ÜGLY
The Acrobat, work by Robert Bibeau

The Acrobat

A full anatomical skeleton, assembled from molded pieces painted a matte gray-silver, rests on a long slab of poured concrete. The figure holds a contortionist's backbend: the legs brace against the base, knees bent and thighs splayed wide to either side, while the torso arches over and back and both arms reach overhead into a broad V, each ending in an articulated hand. Dark binding ties the joints at the shoulders and hips, exposing the object for what it is, an assembled puppet, a workshop mannequin set back in motion.

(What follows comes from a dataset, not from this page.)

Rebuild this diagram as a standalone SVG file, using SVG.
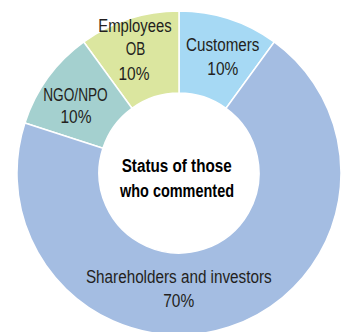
<svg xmlns="http://www.w3.org/2000/svg" width="341" height="332" viewBox="0 0 341 332">
<style>
.slice{stroke:#ffffff;stroke-width:1.5;stroke-linejoin:miter}
.lbl{font-family:"Liberation Sans","Arial",sans-serif;font-size:17.5px;fill:#231f20;text-anchor:middle}
.ctr{font-family:"Liberation Sans","Arial",sans-serif;font-size:18px;font-weight:bold;fill:#000000;text-anchor:middle}
</style>
<rect width="341" height="332" fill="#ffffff"/>
<g id="chart">
<g id="customers">
<path class="slice" fill="#a6d9f4" d="M179,11 A162,162 0 0 1 274.22,41.94 L226.02,108.28 A80,80 0 0 0 179,93 Z"/>
<text class="lbl" x="222.7" y="50.5" textLength="73.3" lengthAdjust="spacingAndGlyphs">Customers</text>
<text class="lbl" x="222.8" y="74.8" textLength="31" lengthAdjust="spacingAndGlyphs">10%</text>
</g>
<g id="employees">
<path class="slice" fill="#dbe69f" d="M83.78,41.94 A162,162 0 0 1 179,11 L179,93 A80,80 0 0 0 131.98,108.28 Z"/>
<text class="lbl" x="135" y="31.7" textLength="73.4" lengthAdjust="spacingAndGlyphs">Employees</text>
<text class="lbl" x="135.5" y="55.3" textLength="19.5" lengthAdjust="spacingAndGlyphs">OB</text>
<text class="lbl" x="134" y="79.7" textLength="31" lengthAdjust="spacingAndGlyphs">10%</text>
</g>
<g id="ngo">
<path class="slice" fill="#a4d0cf" d="M24.92,122.94 A162,162 0 0 1 83.78,41.94 L131.98,108.28 A80,80 0 0 0 102.91,148.28 Z"/>
<text class="lbl" x="75.5" y="100.6" textLength="64.5" lengthAdjust="spacingAndGlyphs">NGO/NPO</text>
<text class="lbl" x="76" y="122.8" textLength="31" lengthAdjust="spacingAndGlyphs">10%</text>
</g>
<g id="shareholders">
<path class="slice" fill="#a4bde2" d="M274.22,41.94 A162,162 0 1 1 24.92,122.94 L102.91,148.28 A80,80 0 1 0 226.02,108.28 Z"/>
<text class="lbl" x="178.8" y="283.3" textLength="185.7" lengthAdjust="spacingAndGlyphs">Shareholders and investors</text>
<text class="lbl" x="178.7" y="307.2" textLength="31" lengthAdjust="spacingAndGlyphs">70%</text>
</g>
<g id="center">
<circle cx="179" cy="173" r="79.3" fill="#ffffff"/>
<text class="ctr" x="176.7" y="171.5" textLength="110" lengthAdjust="spacingAndGlyphs">Status of those</text>
<text class="ctr" x="177" y="196.5" textLength="114" lengthAdjust="spacingAndGlyphs">who commented</text>
</g>
</g>
<g id="connectors"/>
</svg>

At the center of the composition, lodged at the level of the pelvis, framed by the open thighs and the ribcage above, a second distinct skull stares back. Its placement unsettles everything. Where the pubis should sit, a death's-head occupies the seat of sex, and the acrobat's jubilant arch tips at once into discomfort. Robert Bibeau leaves wood behind here to assemble industrial anatomical parts on a worksite base; the gesture belongs to noble bricolage, salvage and adjustment, carrying a geometric rigour uncommon elsewhere in the corpus.

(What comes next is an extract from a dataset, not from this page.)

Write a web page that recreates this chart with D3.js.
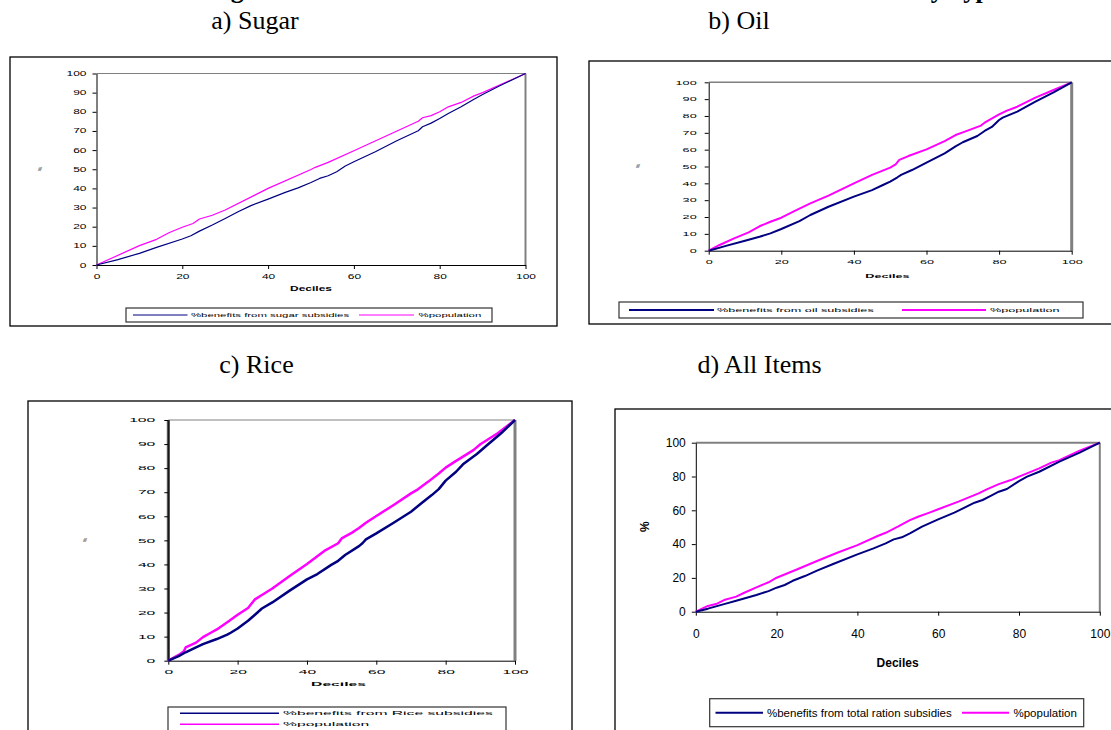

The concrete bears traces of sprayed red pigment, a reminder of a stage rather than of blood. The effect is one of memento mori in motion: the skeleton dances far from the ossuary that ought to hold it, a distant echo of the medieval Danza de la Muerte scaled down to a figurine. The piece seems to invite us to watch the pose, its circus virtuosity, and to defer the question of what emptied it of flesh. The making stays uneven, closer to a recomposed found object than to carved sculpture, and that may be its candour.

The Acrobat, work by Robert Bibeau
Reading notes

The piece sits in the long tradition of the dancing skeleton, from medieval *Danses macabres* to the prints of José Guadalupe Posada, the Mexican master whose *calaveras* made the moving skeleton a universal popular figure. The contemporary kinship extends to Damien Hirst, whose assembled vanities (skulls, butterflies, animals in formaldehyde) placed memento mori at the heart of conceptual art in the 1990s-2000s. Robert Bibeau keeps from both the strength of the image and substitutes the modesty of recovered metal wire, death brought back to the workshop bench.